La question de la rémunération mériterait une analyse plus approfondie : en effet la relation entre le « travail » et sa « contrepartie sociale » qu’est la rémunération demande d’être analysée jusqu’au bout dans ce qu’elle est déterminante pour situer les acteurs et leurs discours de Microsoft aux enseignants ou au CNDP par exemple, voire même l’auteur de ce billet. La question du support et de son évolution est en l’occurrence celle qui amène à ces questionnements. La dématérialisation du support remet à plat l’ensemble des activités qui sans cette évolution supposent une rémunération. Autrement dit entre le texte de l’auteur et celui qui y accède, quelles sont les transactions qui s’effectuent réellement et complètement ? C’est l’ensemble de ces transactions qui constituent la base de la problématique actuelle. Or, comme dans le débat sur la musique, on oublie trop souvent de poser complètement le problème.

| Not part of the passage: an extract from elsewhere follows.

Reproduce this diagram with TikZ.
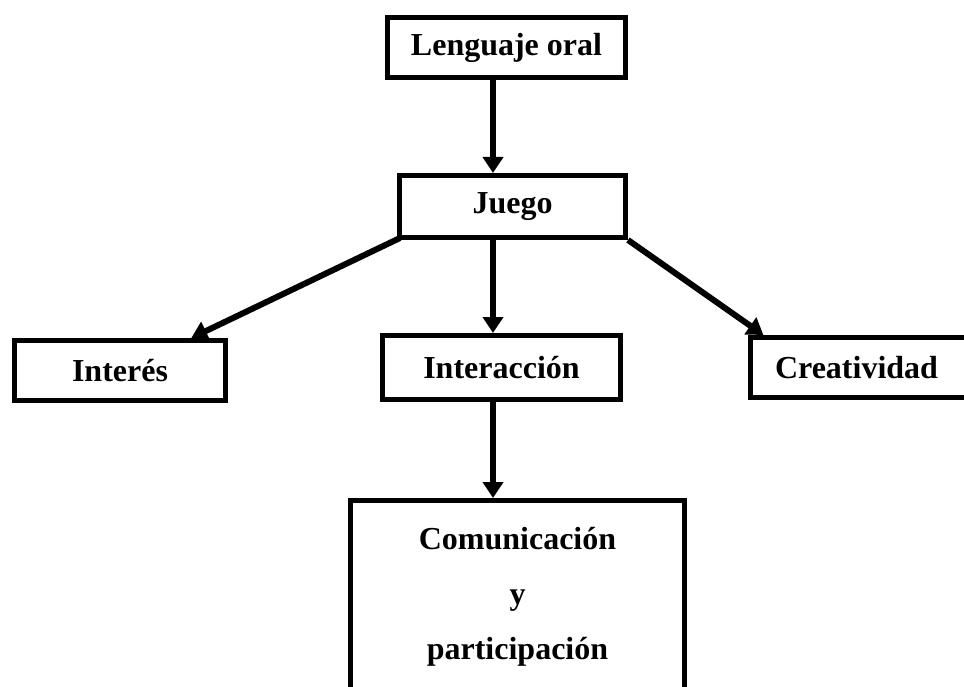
\documentclass[tikz,border=0pt]{standalone}
\usepackage{fontspec}
\setmainfont{Liberation Serif}
\usetikzlibrary{arrows.meta,calc}

\begin{document}
\begin{tikzpicture}[
        x=1pt, y=-1pt,
        every node/.style={draw, line width=5pt, inner sep=0pt, align=center,
            font=\bfseries\fontsize{32}{55}\selectfont},
        caja/.style 2 args={minimum width=#1, minimum height=#2},
        flecha/.style={draw, line width=6pt, -{Triangle[length=16pt,width=20pt]}}
        ]
    \useasboundingbox (0,0) rectangle (964,687);
    \node[caja={238pt}{60pt}] (lenguaje) at (506.5,47.5) {Lenguaje oral};
    \node[caja={226pt}{62pt}] (juego) at (512.5,206.5) {Juego};
    \node[caja={211pt}{60pt}] (interes) at (120,370.5) {Interés};
    \node[caja={238pt}{64pt}] (interaccion) at (501.5,367.5) {Interacción};
    \node[caja={232pt}{60pt}] (creatividad) at (866.5,367.5) {Creatividad\hspace*{20pt}};
    \node[caja={334pt}{193pt}] (comunicacion) at (517.5,597) {Comunicación\\y\\participación};
    \coordinate (eje) at (493,0);

    \draw[flecha] (lenguaje.south -| eje) -- (juego.north -| eje);
    \draw[flecha] (juego.south -| eje) -- (interaccion.north -| eje);
    \draw[flecha] (interaccion.south -| eje) -- (comunicacion.north -| eje);
    \draw[flecha] ($(juego.south west)+(3,-2)$) -- ($(interes.north west)!0.83!(interes.north east)$);
    \draw[flecha] (juego.south east) -- ($(creatividad.north west)!0.065!(creatividad.north east)$);
\end{tikzpicture}
\end{document}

Dans le cas du monde enseignant et des productions des uns et des autres, il est toujours nécessaire de rappeler cette question du vivre ensemble (quelle place avons nous dans une société) dans laquelle le mode de rémunération (impots-état-personnels pour la fonction publique par exemple) est bien différent de celui du secteur privé lucratif ou non (produit-public-intermédiaire-producteur/auteur/diffuseur…). Est donc sous-jacent la question politico-économique de la posture de chacun des acteurs et la nécessité de les mettre en correspondance pour mieux analyser la situation.
Je suis totalement pour d’autres modes de rémunération et la constitution de biens communs. Je pensais quand même faire glisser une partie du budget alloué aux manuels à de nouvelles initiatives et expérimentations.